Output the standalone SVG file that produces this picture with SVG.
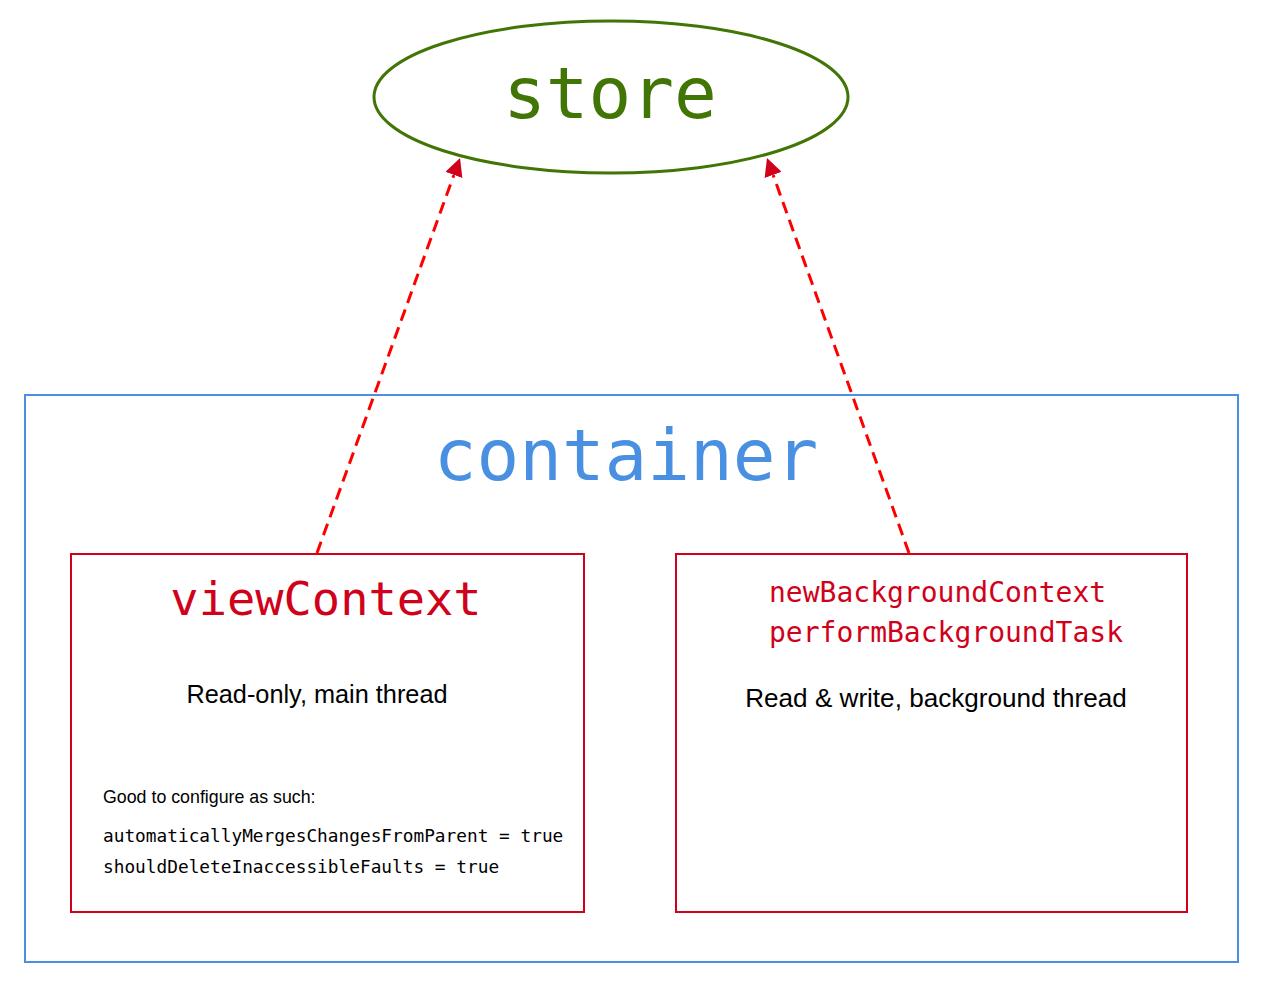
<svg xmlns="http://www.w3.org/2000/svg" width="1262" height="986" viewBox="0 0 1262 986">
<style>
.mono{font-family:"DejaVu Sans Mono","Liberation Mono",monospace}
.sans{font-family:"Liberation Sans",Arial,sans-serif;fill:#000}
.red{fill:#d0021b}
.box{fill:none;stroke:#d0021b;stroke-width:2}
.conn{fill:none;stroke:#ff0000;stroke-width:3;stroke-dasharray:12 7}
</style>
<defs>
<marker id="ah" viewBox="0 0 18 18" refX="0" refY="9" markerWidth="18" markerHeight="18" markerUnits="userSpaceOnUse" orient="auto">
<path d="M0,0 L18,9 L0,18 z" fill="#d0021b"/>
</marker>
</defs>
<rect width="1262" height="986" fill="#fff"/>
<g id="container">
<rect x="25" y="395" width="1213" height="567" fill="none" stroke="#4a90e2" stroke-width="2"/>
<text x="626" y="480" class="mono" font-size="71" fill="#4a90e2" text-anchor="middle">container</text>
</g>
<g id="store">
<ellipse cx="611" cy="97" rx="237" ry="76" fill="#fff" stroke="#417505" stroke-width="3"/>
<text x="610" y="118" class="mono" font-size="71" fill="#417505" text-anchor="middle">store</text>
</g>
<g id="viewContext">
<rect x="71" y="554" width="513" height="358" class="box" fill="#fff"/>
<text x="326" y="615" class="mono red" font-size="47" text-anchor="middle">viewContext</text>
<text x="317" y="703" class="sans" font-size="25.3" text-anchor="middle">Read-only, main thread</text>
<text x="103" y="803" class="sans" font-size="17.8">Good to configure as such:</text>
<text x="103" y="842" class="mono" font-size="17.8" fill="#000">automaticallyMergesChangesFromParent = true</text>
<text x="103" y="873" class="mono" font-size="17.8" fill="#000">shouldDeleteInaccessibleFaults = true</text>
</g>
<g id="backgroundContext">
<rect x="676" y="554" width="511" height="358" class="box" fill="#fff"/>
<text x="769" y="602" class="mono red" font-size="28">newBackgroundContext</text>
<text x="769" y="642" class="mono red" font-size="28">performBackgroundTask</text>
<text x="936" y="707" class="sans" font-size="26.1" text-anchor="middle">Read &amp; write, background thread</text>
</g>
<g id="connectors">
<line x1="317" y1="553" x2="453.9" y2="174.9" class="conn" marker-end="url(#ah)"/>
<line x1="909" y1="553" x2="773.1" y2="174.9" class="conn" marker-end="url(#ah)"/>
</g>
</svg>
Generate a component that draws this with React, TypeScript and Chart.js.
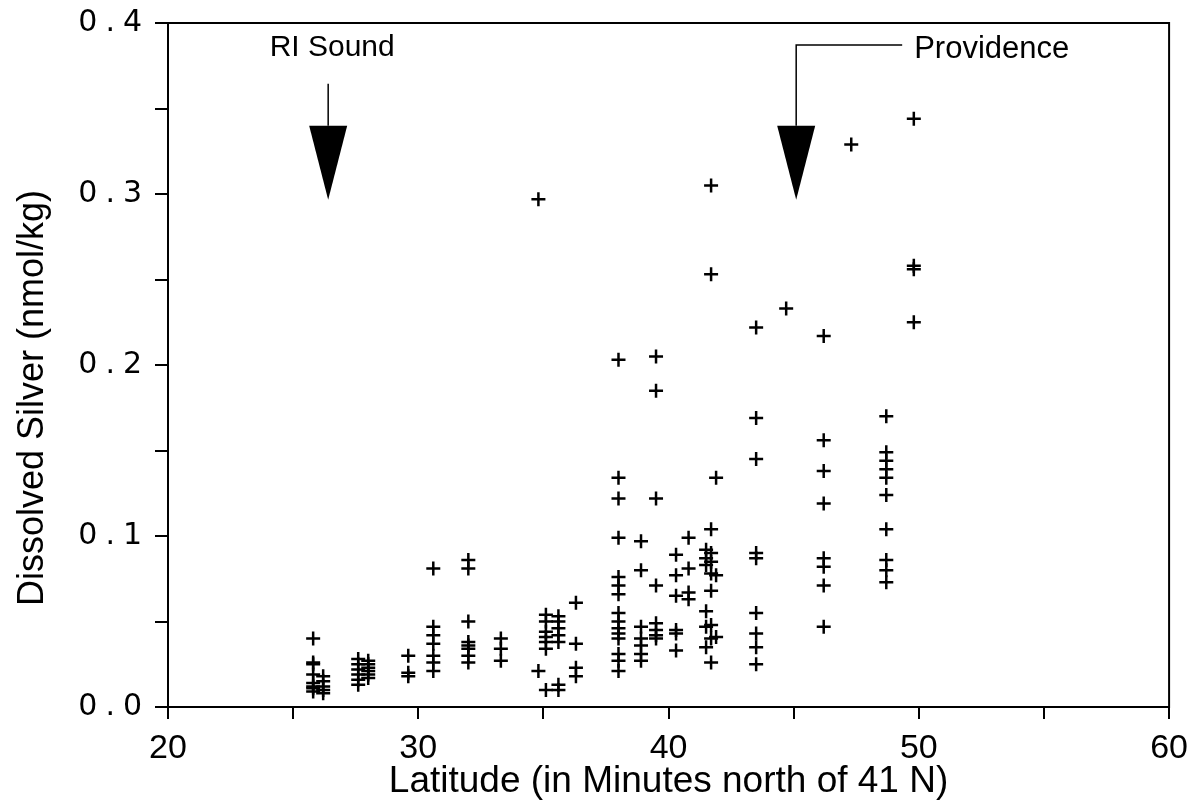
——————————
* _GOAL_
Which lines hold the word "that"? Copy all of them.

* _SOLUTION FOR THIS PROBLEM_
Output the standalone SVG file that produces this picture with SVG.
Generate a component that draws this with React, TypeScript and Chart.js.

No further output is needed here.